Chroma uses a MongoDB-style filter syntax:

# Filter by exact match
results = collection.query(
    query_embeddings=[query_vector.tolist()],
    n_results=10,
    where={"source": "legal-contracts"}
)

# Filter with operators
results = collection.query(
    query_embeddings=[query_vector.tolist()],
    n_results=10,
    where={
        "$and": [
            {"date": {"$gte": "2024-01-01"}},
            {"category": {"$in": ["contract", "agreement"]}}
        ]
    }
)

Chroma vs Qdrant vs Weaviate

	Chroma	Qdrant	Weaviate
Setup friction	Minimal	Low	Medium
Production scale	Limited	High	High
Hybrid search	✗	✓	✓
Multi-vector	✗	✓	✓
Performance	Good for small corpora	Excellent	Good
Persistent mode	✓	✓	✓
Best for	Prototyping, small projects	Production search	Structured data, GraphQL

Recommendation: start with Chroma for prototyping, migrate to Qdrant for production. The SIE SDK and embedding pipeline remain identical; only the vector DB client changes.

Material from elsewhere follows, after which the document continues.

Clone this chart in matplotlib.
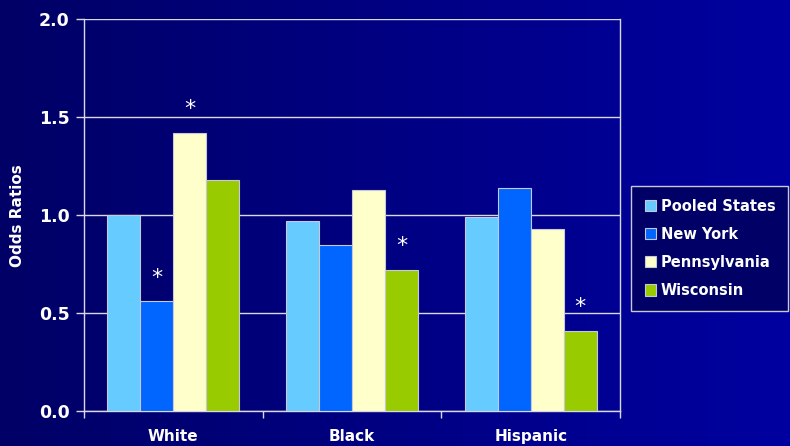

Migrating from Chroma to Qdrant

When your corpus outgrows Chroma or you need hybrid search, migration is straightforward because SIE produces the same vectors regardless of which vector DB you use:

# Re-encode is usually not needed if you stored the vectors
# Just re-insert into Qdrant with the same vectors

from qdrant_client import QdrantClient
from qdrant_client.models import VectorParams, Distance, PointStruct

qdrant = QdrantClient("http://localhost:6333")
qdrant.create_collection("documents", vectors_config=VectorParams(size=1024, distance=Distance.COSINE))

# Fetch from Chroma, insert into Qdrant
chroma_data = collection.get(include=["embeddings", "documents", "metadatas"])
qdrant.upsert("documents", points=[
    PointStruct(id=i, vector=emb, payload={"text": doc, **meta})
    for i, (emb, doc, meta) in enumerate(zip(
        chroma_data["embeddings"], chroma_data["documents"], chroma_data["metadatas"]
    ))
])

Frequently asked questions

Is Chroma suitable for production? For small corpora (<1M vectors) and internal tools, yes. For high-traffic search with large corpora or hybrid search requirements, Qdrant or Weaviate are better choices.

Does Chroma support hybrid search? Not natively. Chroma only supports dense vector search. For hybrid search (dense + BM25), use Qdrant or Weaviate.

Can I use Chroma with LangChain and SIE? Yes. Use SIE to generate embeddings, then pass them to Chroma via LangChain’s Chroma vectorstore with a custom embedding_function that calls SIE.